To add a leather loop to the bottom of the handle I cut a slot on each side of the end cap the same size as the strip of leather I used. This part of the build also became difficult because I could not determine the best tool to use that would keep me from ruining the piece. I tried many things (oscillating tool, scroll saw, file), in the end I settled on the rotary tools cutting wheel. It was the most controlled manner I found to cut the slots, if I did not have a rotary tool, I would have settled on using a hack saw, box cutter and a file.

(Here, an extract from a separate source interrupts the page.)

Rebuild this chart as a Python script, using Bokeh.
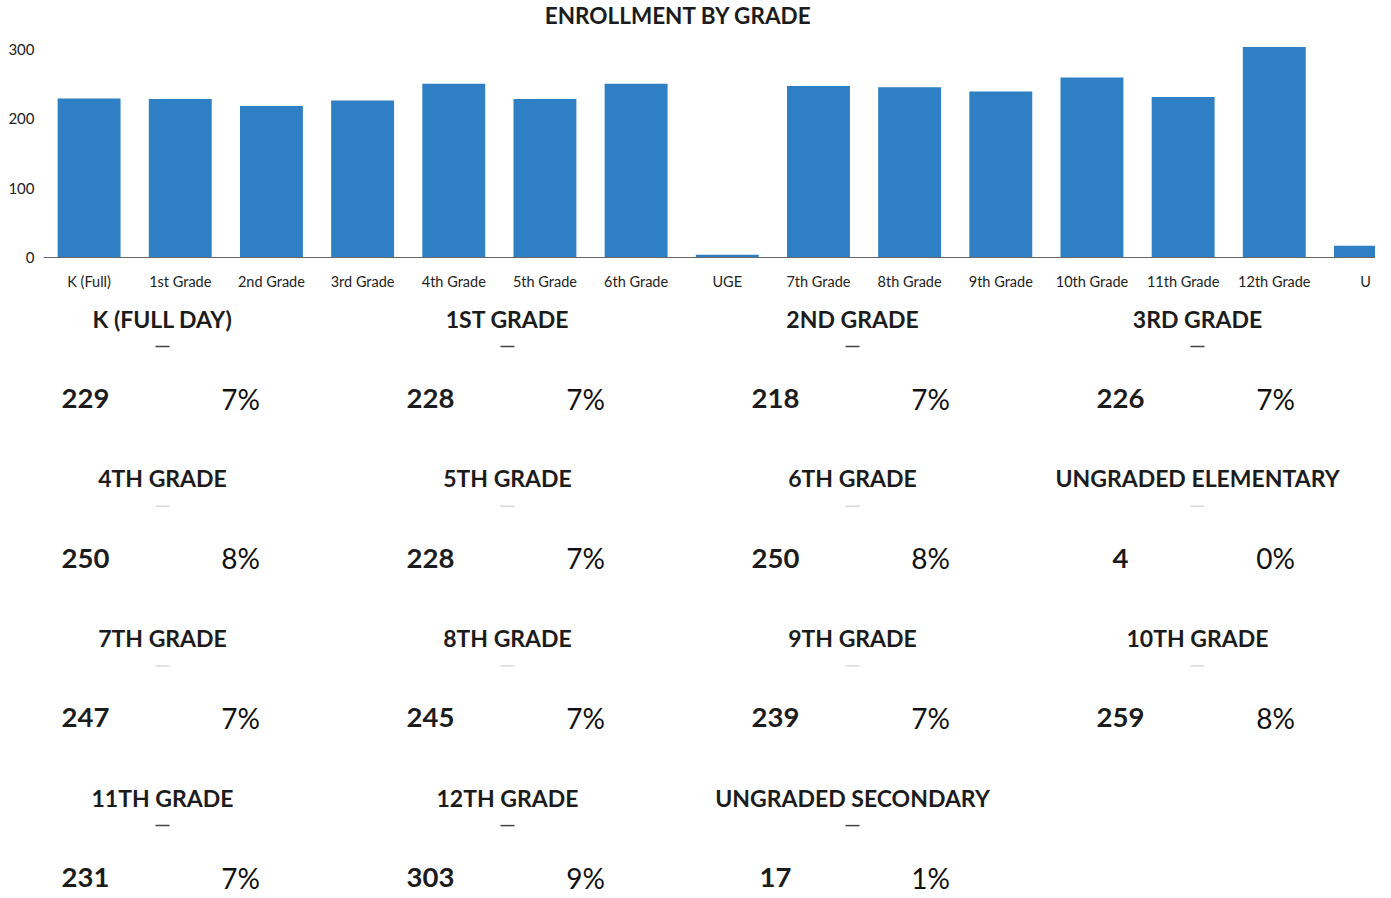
from bokeh.plotting import figure
from bokeh.models import Range1d, ColumnDataSource, FixedTicker
from bokeh.core.properties import value
from bokeh.embed import file_html
from bokeh.resources import INLINE

# ---- data ----
bar_labels = ["K (Full)", "1st Grade", "2nd Grade", "3rd Grade", "4th Grade", "5th Grade",
              "6th Grade", "UGE", "7th Grade", "8th Grade", "9th Grade", "10th Grade",
              "11th Grade", "12th Grade", "U"]
bar_values = [229, 228, 218, 226, 250, 228, 250, 4, 247, 245, 239, 259, 231, 303, 17]

cell_titles = ["K (FULL DAY)", "1ST GRADE", "2ND GRADE", "3RD GRADE",
               "4TH GRADE", "5TH GRADE", "6TH GRADE", "UNGRADED ELEMENTARY",
               "7TH GRADE", "8TH GRADE", "9TH GRADE", "10TH GRADE",
               "11TH GRADE", "12TH GRADE", "UNGRADED SECONDARY"]
cell_counts = [229, 228, 218, 226, 250, 228, 250, 4, 247, 245, 239, 259, 231, 303, 17]
cell_pcts = ["7%", "7%", "7%", "7%", "8%", "7%", "8%", "0%",
             "7%", "7%", "7%", "8%", "7%", "9%", "1%"]
y_ticks = [0, 100, 200, 300]
chart_title = "ENROLLMENT BY GRADE"

# ---- style ----
BLUE = "#2E7FC4"
TEXT = "#1c1c1c"
W = 1375
FONT = value("Lato")


def blank(h):
    f = figure(width=W, height=h, x_range=Range1d(0, W), y_range=Range1d(h, 0),
               x_axis_location=None, y_axis_location=None,
               output_backend="svg", toolbar_location=None,
               min_border_left=0, min_border_right=0, min_border_top=0, min_border_bottom=0)
    f.grid.visible = False
    f.outline_line_color = None
    return f


# ---- title strip ----
H0 = 34
p0 = blank(H0)
p0.text(x=[678], y=[15], text=[chart_title], text_align="center", text_baseline="middle",
        text_font=FONT, text_font_style="bold", text_font_size="22.5px", text_color=TEXT)

# ---- bar chart ----
idx = list(range(len(bar_labels)))
src = ColumnDataSource(dict(x=idx, top=bar_values))
p = figure(width=W, height=258, x_range=Range1d(-0.5, 14.11), y_range=Range1d(0, 308),
           output_backend="svg", toolbar_location=None,
           min_border_left=43, min_border_right=0, min_border_top=9, min_border_bottom=0)
p.vbar(x="x", top="top", bottom=0, width=0.69, source=src,
       fill_color=BLUE, line_color=None)

p.yaxis.ticker = FixedTicker(ticks=y_ticks)
p.yaxis.axis_line_color = None
p.yaxis.major_tick_line_color = None
p.yaxis.major_tick_out = 0
p.yaxis.major_tick_in = 0
p.yaxis.minor_tick_line_color = None
p.yaxis.major_label_text_font = "Lato"
p.yaxis.major_label_text_font_size = "15px"
p.yaxis.major_label_text_color = "#222222"
p.yaxis.major_label_standoff = 9

p.xaxis.ticker = FixedTicker(ticks=idx)
p.xaxis.major_label_overrides = {i: l for i, l in enumerate(bar_labels)}
p.xaxis.major_tick_line_color = None
p.xaxis.minor_tick_line_color = None
p.xaxis.axis_line_color = "#666666"
p.xaxis.major_label_text_font = "Lato"
p.xaxis.major_label_text_font_size = "14.5px"
p.xaxis.major_label_text_color = "#222222"
p.xaxis.major_label_standoff = 9

p.grid.visible = False
p.outline_line_color = None

# ---- stats grid ----
H2 = 604
NCOL = 4
COL0, COLW = 162, 345
ROW0, ROWH = 26, 159.7
cx, ty, dy, ny, nx, px, dcol = [], [], [], [], [], [], []
for i in range(len(cell_titles)):
    r, c = divmod(i, NCOL)
    x = COL0 + COLW * c
    y = ROW0 + ROWH * r
    cx.append(x)
    ty.append(y)
    dy.append(y + 28)
    ny.append(y + 80)
    nx.append(x - 77)
    px.append(x + 78)
    dcol.append("#d8d8d8" if r in (1, 2) else "#444444")

cells = ColumnDataSource(dict(cx=cx, ty=ty, dy=dy, ny=ny, nx=nx, px=px,
                              x0=[v - 7 for v in cx], x1=[v + 7 for v in cx], dcol=dcol,
                              title=cell_titles, count=[str(v) for v in cell_counts],
                              pct=cell_pcts))

p2 = blank(H2)
p2.text(x="cx", y="ty", text="title", source=cells, text_align="center",
        text_baseline="middle", text_font=FONT, text_font_style="bold",
        text_font_size="23px", text_color=TEXT)
p2.segment(x0="x0", y0="dy", x1="x1", y1="dy", source=cells, line_color="dcol",
           line_width=1.5)
p2.text(x="nx", y="ny", text="count", source=cells, text_align="center",
        text_baseline="middle", text_font=FONT, text_font_style="bold",
        text_font_size="27.5px", text_color=TEXT)
p2.text(x="px", y="ny", text="pct", source=cells, text_align="center",
        text_baseline="middle", text_font=FONT, text_font_size="28px",
        text_color="#111111")

open("out.html", "w").write(file_html([p0, p, p2], INLINE))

I found grinding the opening a little bigger made the fit over the leather wrapped handle easier to make and less destructive to the end cap (I broke my first end cap trying to "ease" it on with a rubber mallet.
Step 9: Prime
I set up a make shift paint booth to prime and paint the cap, collar and hammer head. I did 2 coats primer, a light 400 grit sand
Step 10: Engraving
I elected to only engrave the trinity mark on the side of the hammer. I am putting the "worthyness" quote on the cap as opposed to the side of the hammer because
1. I like the cleaner look
2. I don't trust myself to try and engrave that much on the hammer as this is my first attempt at engraving. I suppose if you went for it and messed it up, you add wood filler, let dry, sand, reprime and try again.
I printed a stencil from the internet, cut it out, traced it on the hammer, filled in the gaps by hand . Now you have a pattern to engrave off of the hammer.
Step 11: Paint
After I had everything primed and sanded, I applied two coats of paint.
Step 12: Attaching the Handle
From the previous step's dry fit steps, everything should be ready to glue up. However this would be the time to make one more dry fit and make sure the collar is positioned where it needs to be to meet the hammer. I then used a generous amount of glue/epoxy in the hole that was drilled in to hammer and placed the handle firmly in to place.